Outro documento oficial do governo dos EUA foi o folheto intitulado Survival Under Atomic Attack (Sobrevivência Sob Ataque Atômico), em 1950. O governo pretendia passar a ideia de que, de fato, a URSS podia e queria atacar os EUA a qualquer momento, e as pessoas precisavam saber o que fazer nesse caso. Como proteger as pessoas, alimentos e suprimento de água, além de cuidados para não sofrer queimaduras e como agir em caso de ser afetado por radiação.
Hoje em dia, as medidas apresentadas no folheto, assim como no filme Duck and Cover, seriam absolutamente inúteis, uma vez que as armas nucleares são muito mais potentes do que as da época; uma guerra nuclear atual dificilmente deixaria sobreviventes.
Os anos 1950/60 também viram o boom dos abrigos nucleares, caseiros e oficiais. Muitos abrigos foram construídos na Europa e EUA para receber altos funcionários dos governos em caso de guerra nuclear. Os abrigos caseiros podiam ser construídos segundo instruções fornecidas, em muitos casos, por órgãos do governo, ou aproveitando instalações já existentes nas casas e prédios, como porões.
Na União Soviética, em Moscou, talvez o maior abrigo nuclear subterrâneo fosse a própria linha do metrô, preparada para abrigar milhares de pessoas numa emergência.
Diz-se que na edição de novembro de 1961 da revista Fortune, um artigo fazia referência aos planos do então governador de Nova York, Nelson Rockfeller, do físico teórico Edward Teller – conhecido como o "pai da bomba de hidrogênio" e diretamente envolvido no Projeto Manhattan que criou a bomba atômica –, do futurista Herman Kahn e do deputado Chester E. Holifield, em construir uma rede de abrigos nucleares subterrâneos nos Estados Unidos, capazes de abrigar milhões de pessoas.
Kahn publicou On Thermonuclear War em 1960, obra na qual apresentava a guerra nuclear como um cenário possível e, ao contrário de muitos críticos da época, entendia que não representaria o fim do mundo. A humanidade continuaria, apesar da imensa destruição e da radioatividade.
Em grande parte foram as teorias de Kahn que levaram à doutrina MAD (Mutual Assured Destruction; destruição mútua garantida), que direcionou as "relações nucleares" entre EUA e URSS até a era Reagan e a "queda do muro". Basicamente, a doutrina estipulava que cada lado teria poder de destruição suficiente para eliminar seu oponente, de modo que cada um soubesse exatamente o que o esperava caso iniciasse uma guerra: ou seja, a devastação completa do planeta.
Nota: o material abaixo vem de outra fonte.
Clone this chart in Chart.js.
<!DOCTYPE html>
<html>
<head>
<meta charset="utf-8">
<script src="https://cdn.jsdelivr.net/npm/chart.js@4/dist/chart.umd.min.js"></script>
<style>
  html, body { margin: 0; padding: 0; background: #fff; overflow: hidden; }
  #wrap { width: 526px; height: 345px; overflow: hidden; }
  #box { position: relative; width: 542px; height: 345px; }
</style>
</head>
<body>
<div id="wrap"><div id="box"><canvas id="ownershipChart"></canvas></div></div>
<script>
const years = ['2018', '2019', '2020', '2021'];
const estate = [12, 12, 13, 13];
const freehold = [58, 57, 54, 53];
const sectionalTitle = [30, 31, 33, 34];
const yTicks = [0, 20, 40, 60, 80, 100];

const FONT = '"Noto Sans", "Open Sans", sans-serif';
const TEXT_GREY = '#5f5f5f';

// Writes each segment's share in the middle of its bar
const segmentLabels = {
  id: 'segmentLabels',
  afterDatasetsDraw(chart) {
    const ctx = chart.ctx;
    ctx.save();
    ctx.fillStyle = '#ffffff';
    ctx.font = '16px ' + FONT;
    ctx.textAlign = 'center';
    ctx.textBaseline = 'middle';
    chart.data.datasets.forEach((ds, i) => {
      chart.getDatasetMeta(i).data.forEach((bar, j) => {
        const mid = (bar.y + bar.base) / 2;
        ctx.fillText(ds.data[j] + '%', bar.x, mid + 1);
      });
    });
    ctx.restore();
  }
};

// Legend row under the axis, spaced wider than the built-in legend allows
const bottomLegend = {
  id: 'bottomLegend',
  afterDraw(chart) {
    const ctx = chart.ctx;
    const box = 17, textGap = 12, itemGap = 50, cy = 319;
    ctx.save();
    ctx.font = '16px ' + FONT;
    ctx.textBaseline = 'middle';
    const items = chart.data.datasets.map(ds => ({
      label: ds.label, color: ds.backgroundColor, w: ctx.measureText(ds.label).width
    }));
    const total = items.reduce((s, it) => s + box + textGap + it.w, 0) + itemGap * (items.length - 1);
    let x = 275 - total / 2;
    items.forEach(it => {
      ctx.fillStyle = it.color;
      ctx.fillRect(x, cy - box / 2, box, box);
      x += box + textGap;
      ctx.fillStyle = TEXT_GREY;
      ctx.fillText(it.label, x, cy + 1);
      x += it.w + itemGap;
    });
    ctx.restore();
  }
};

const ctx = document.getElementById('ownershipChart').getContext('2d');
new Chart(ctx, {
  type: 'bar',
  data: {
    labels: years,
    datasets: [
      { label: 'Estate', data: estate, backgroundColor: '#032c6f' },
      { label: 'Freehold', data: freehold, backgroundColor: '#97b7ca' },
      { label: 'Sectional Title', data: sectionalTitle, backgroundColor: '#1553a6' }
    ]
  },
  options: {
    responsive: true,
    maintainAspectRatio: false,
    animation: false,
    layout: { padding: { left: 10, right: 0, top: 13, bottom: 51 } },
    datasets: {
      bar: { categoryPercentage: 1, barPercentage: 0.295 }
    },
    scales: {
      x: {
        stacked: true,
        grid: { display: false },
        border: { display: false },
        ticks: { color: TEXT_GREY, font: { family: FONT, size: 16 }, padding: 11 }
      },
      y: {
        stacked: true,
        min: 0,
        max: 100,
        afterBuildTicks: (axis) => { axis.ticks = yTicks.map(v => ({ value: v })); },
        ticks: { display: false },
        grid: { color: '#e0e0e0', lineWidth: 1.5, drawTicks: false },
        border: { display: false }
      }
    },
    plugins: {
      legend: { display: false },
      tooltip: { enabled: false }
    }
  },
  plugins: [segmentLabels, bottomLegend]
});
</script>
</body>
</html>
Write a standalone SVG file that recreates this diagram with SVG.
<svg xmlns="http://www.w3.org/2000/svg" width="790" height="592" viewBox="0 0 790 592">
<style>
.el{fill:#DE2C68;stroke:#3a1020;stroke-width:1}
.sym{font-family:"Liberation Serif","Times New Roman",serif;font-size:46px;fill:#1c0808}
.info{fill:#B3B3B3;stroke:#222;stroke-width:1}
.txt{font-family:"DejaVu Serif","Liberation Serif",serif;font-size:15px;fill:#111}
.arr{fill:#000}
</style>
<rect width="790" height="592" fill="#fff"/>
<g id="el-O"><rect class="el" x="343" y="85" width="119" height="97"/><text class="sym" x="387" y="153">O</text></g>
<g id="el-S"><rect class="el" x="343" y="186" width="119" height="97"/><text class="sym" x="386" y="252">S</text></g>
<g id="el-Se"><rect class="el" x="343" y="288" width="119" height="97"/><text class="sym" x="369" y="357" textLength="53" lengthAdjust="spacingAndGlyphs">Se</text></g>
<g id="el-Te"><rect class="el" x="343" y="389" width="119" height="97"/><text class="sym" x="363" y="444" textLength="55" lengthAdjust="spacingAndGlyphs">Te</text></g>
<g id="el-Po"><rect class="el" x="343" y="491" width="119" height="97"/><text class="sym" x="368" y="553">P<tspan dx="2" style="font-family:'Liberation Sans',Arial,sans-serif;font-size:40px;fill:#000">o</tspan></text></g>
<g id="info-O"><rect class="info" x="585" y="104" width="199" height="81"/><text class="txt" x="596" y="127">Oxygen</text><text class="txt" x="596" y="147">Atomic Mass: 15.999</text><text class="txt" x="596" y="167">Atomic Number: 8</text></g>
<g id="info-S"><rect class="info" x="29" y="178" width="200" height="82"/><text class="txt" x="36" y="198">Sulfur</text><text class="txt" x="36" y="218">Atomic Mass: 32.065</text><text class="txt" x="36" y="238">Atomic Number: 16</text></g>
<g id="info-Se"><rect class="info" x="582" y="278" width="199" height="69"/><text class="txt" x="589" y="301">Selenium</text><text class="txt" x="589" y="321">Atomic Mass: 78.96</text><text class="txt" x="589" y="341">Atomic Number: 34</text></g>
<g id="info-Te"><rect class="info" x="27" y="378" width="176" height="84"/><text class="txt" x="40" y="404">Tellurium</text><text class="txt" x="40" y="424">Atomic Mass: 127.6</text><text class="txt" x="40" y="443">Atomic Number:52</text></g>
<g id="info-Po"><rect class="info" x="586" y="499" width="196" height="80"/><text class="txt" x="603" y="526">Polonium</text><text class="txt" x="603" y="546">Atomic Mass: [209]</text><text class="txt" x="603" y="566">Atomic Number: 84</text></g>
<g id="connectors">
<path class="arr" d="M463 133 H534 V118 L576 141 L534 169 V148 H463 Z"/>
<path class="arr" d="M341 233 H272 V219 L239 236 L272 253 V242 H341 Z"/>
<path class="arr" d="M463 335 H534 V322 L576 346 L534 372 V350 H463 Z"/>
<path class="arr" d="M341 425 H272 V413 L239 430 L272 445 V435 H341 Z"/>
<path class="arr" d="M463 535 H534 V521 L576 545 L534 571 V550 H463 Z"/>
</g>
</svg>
Teoricamente, essa situação impediria qualquer um de tomar a iniciativa, mas é óbvio que, na época, ninguém poderia ter certeza de que iria funcionar, de modo que a ameaça se mantinha.
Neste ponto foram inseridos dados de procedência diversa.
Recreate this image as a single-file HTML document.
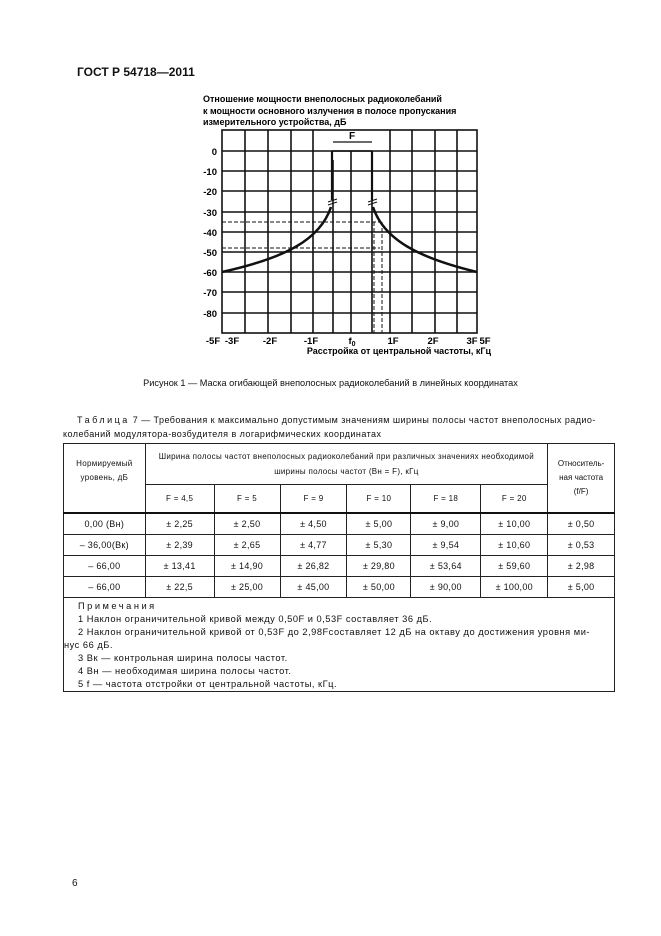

O governo dos EUA lançou, em 1961, um panfleto oficial a respeito do que saber e fazer no caso de um ataque nuclear, o Fallout Protection, preparado pelo Departamento de Defesa e pela Defesa Civil. Diz-se que era mais direto e tratava o assunto com mais sinceridade do que o Survival Under Atomic Attack, dos anos 50; além do que, na época em que foi publicado as bombas já tinham maior poder de destruição, com as bombas de hidrogênio, e transportadas por mísseis balísticos intercontinentais. As informações referiam-se a armas nucleares, a queda de partículas radioativas (fallout) e como lidar com os problemas da radiação. Além disso, falava sobre os abrigos nucleares, aqueles especialmente preparados e os improvisados, além de dados importantes sobre alimentação.
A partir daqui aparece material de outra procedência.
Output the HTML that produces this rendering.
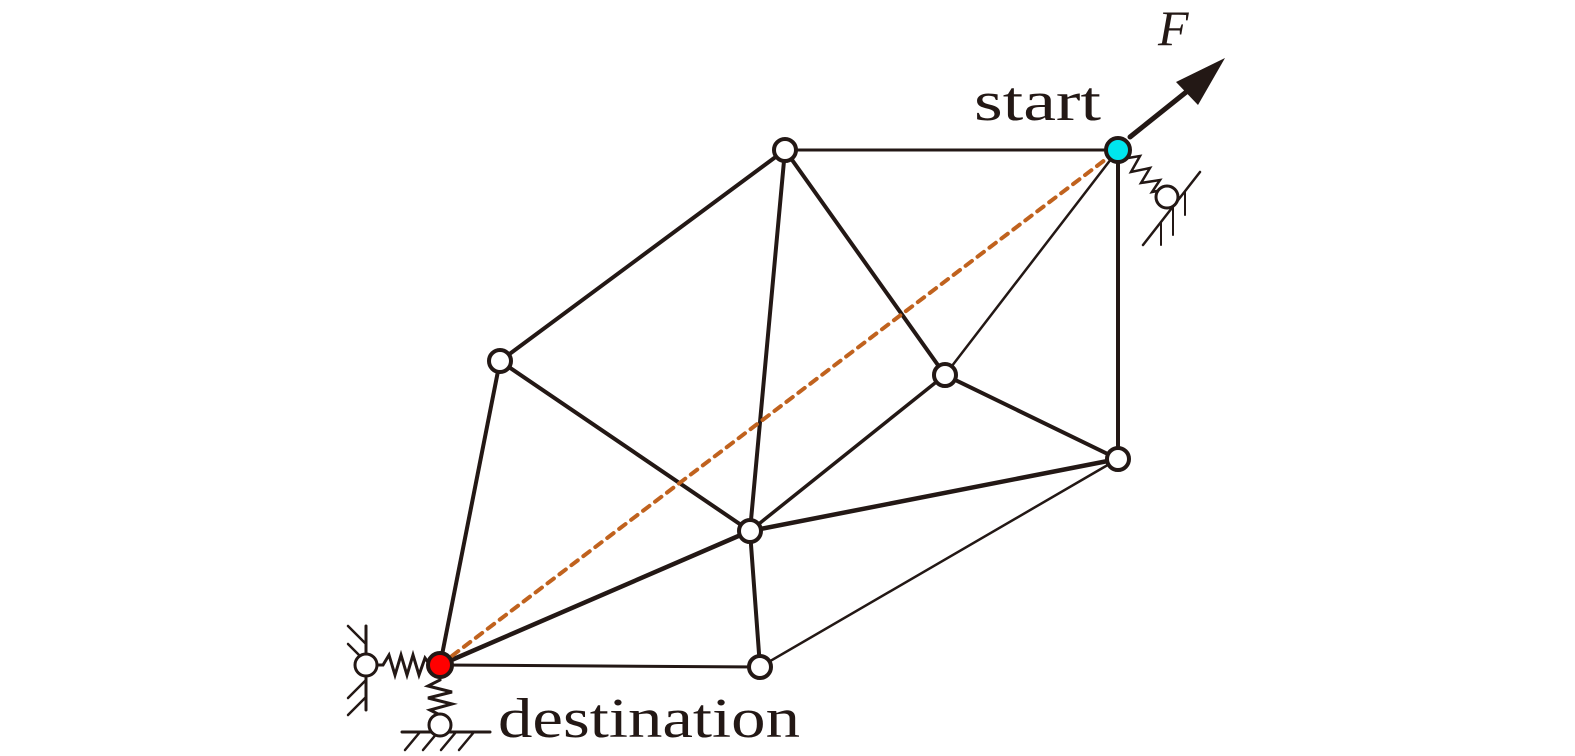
<!DOCTYPE html>
<html><head><style>body{margin:0;background:#fff}svg{display:block}</style></head><body>
<svg width="1575" height="756" xmlns="http://www.w3.org/2000/svg">
<g stroke="#231815" stroke-linecap="round" fill="none">
<line x1="785" y1="150" x2="1118" y2="150" stroke-width="3"/>
<line x1="785" y1="150" x2="500" y2="361" stroke-width="4"/>
<line x1="785" y1="150" x2="750" y2="531" stroke-width="4"/>
<line x1="785" y1="150" x2="945" y2="375" stroke-width="4"/>
<line x1="1118" y1="150" x2="945" y2="375" stroke-width="2.5"/>
<line x1="1118" y1="150" x2="1118" y2="459" stroke-width="4"/>
<line x1="500" y1="361" x2="440" y2="665" stroke-width="4"/>
<line x1="500" y1="361" x2="750" y2="531" stroke-width="4"/>
<line x1="945" y1="375" x2="750" y2="531" stroke-width="3.5"/>
<line x1="945" y1="375" x2="1118" y2="459" stroke-width="4"/>
<line x1="1118" y1="459" x2="750" y2="531" stroke-width="4.5"/>
<line x1="1118" y1="459" x2="760" y2="667" stroke-width="2.5"/>
<line x1="750" y1="531" x2="440" y2="665" stroke-width="4.5"/>
<line x1="750" y1="531" x2="760" y2="667" stroke-width="4"/>
<line x1="440" y1="665" x2="760" y2="667" stroke-width="3"/>
<line x1="440" y1="665" x2="1118" y2="150" stroke="#c0621e" stroke-width="4" stroke-dasharray="8,7"/>
<line x1="1130" y1="137" x2="1195" y2="85" stroke-width="5"/>
<polygon points="1225,58 1176,82 1198,105" fill="#231815" stroke="none"/>
<polyline points="1128,158 1140,156 1131,172 1150,168 1141,183 1160,180 1152,192 1162,190" stroke-width="2.5"/>
<line x1="1143" y1="245" x2="1200" y2="172" stroke-width="2.5"/>
<line x1="1161" y1="222" x2="1161" y2="245" stroke-width="2"/>
<line x1="1173" y1="207" x2="1173" y2="235" stroke-width="2"/>
<line x1="1185" y1="192" x2="1185" y2="215" stroke-width="2"/>
<circle cx="1167" cy="197" r="11" fill="#fff" stroke-width="3"/>
<polyline points="375,665 383,665 389,655 395,675 401,655 407,675 413,655 419,675 425,658 430,665" stroke-width="3"/>
<line x1="366" y1="626" x2="366" y2="710" stroke-width="3"/>
<line x1="366" y1="644" x2="348" y2="626" stroke-width="2.5"/>
<line x1="366" y1="662" x2="348" y2="644" stroke-width="2.5"/>
<line x1="366" y1="680" x2="348" y2="698" stroke-width="2.5"/>
<line x1="366" y1="697" x2="348" y2="715" stroke-width="2.5"/>
<circle cx="366" cy="665" r="11" fill="#fff" stroke-width="3"/>
<polyline points="440,675 440,680 428,686 452,692 428,698 452,704 430,710 440,715" stroke-width="3"/>
<line x1="402" y1="732" x2="490" y2="732" stroke-width="3"/>
<line x1="420" y1="732" x2="405" y2="750" stroke-width="2.5"/>
<line x1="438" y1="732" x2="423" y2="750" stroke-width="2.5"/>
<line x1="456" y1="732" x2="441" y2="750" stroke-width="2.5"/>
<line x1="474" y1="732" x2="459" y2="750" stroke-width="2.5"/>
<circle cx="440" cy="725" r="11" fill="#fff" stroke-width="3"/>
<g fill="#fff" stroke-width="4">
<circle cx="785" cy="150" r="11"/>
<circle cx="500" cy="361" r="11"/>
<circle cx="945" cy="375" r="11"/>
<circle cx="1118" cy="459" r="11"/>
<circle cx="750" cy="531" r="11"/>
<circle cx="760" cy="667" r="11"/>
</g>
<circle cx="1118" cy="150" r="12" fill="#00e5ee" stroke-width="4"/>
<circle cx="440" cy="665" r="12" fill="#f00" stroke-width="4"/>
</g>
<g font-family="Liberation Serif, serif" fill="#231815">
<text x="974" y="120" font-size="56" textLength="127" lengthAdjust="spacingAndGlyphs">start</text>
<text x="1158" y="45" font-size="50" font-style="italic">F</text>
<text x="498" y="737" font-size="56" textLength="302" lengthAdjust="spacingAndGlyphs">destination</text>
</g>
</svg>
</body></html>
Alguns especialistas chegaram a afirmar que a corrida armamentista dos anos 1960/70 foi o que derrubou o regime soviético da URSS e seus satélites, uma vez que, ao ampliar seu arsenal nuclear, os EUA forçaram o governo soviético a gastar um dinheiro que eles não tinham, quebrando o país economicamente.
Hoje em dia fala-se muito menos em abrigos nucleares. Na verdade, fala-se muito pouco em armas nucleares, a não ser quando são as do Paquistão, Índia, Coreia do Norte ou a possibilidade do Irã construir armamentos do gênero.
Durante a Guerra Fria, o governo do Canadá também construiu uma série de abrigos, os Emergency Government Headquarters, bunkers mais conhecidos como “Diefenbunkers”, uma vez que sua construção foi autorizada pelo primeiro-ministro na época, John Diefenbaker. Os abrigos subterrâneos foram construídos em segredo, em diferentes pontos do país, com grande capacidade de armazenagem de suprimentos e capazes de manter dezenas de pessoas por algumas semanas. Claro que os escolhidos para irem para os abrigos eram funcionários do governo.
Com o fim da Guerra Fria, os abrigos saíram de serviço, foram vendidos ou viraram museu.
A preocupação com um ataque nuclear não terminou completamente com o fim da Guerra Fria. Ainda nos anos 1980, o governo da Grã-Bretanha lançou um programa chamado Protect and Survive, que incluía folhetos, transmissões de rádio e filmes com informação pública.
Diz-se que os programas só seriam distribuídos em caso de emergência nacional, mas a informação vazou e a população exigiu que os folhetos e filmes fossem colocados à disposição. Se formos considerar o que os cientistas falavam a respeito de uma guerra nuclear no início dos anos 80, as informações são absolutamente inúteis, uma vez que ninguém poderia se proteger da catástrofe que se abateria sobre as nações, dado o absurdo aumento da potência das bombas nucleares e a quantidade delas disponível.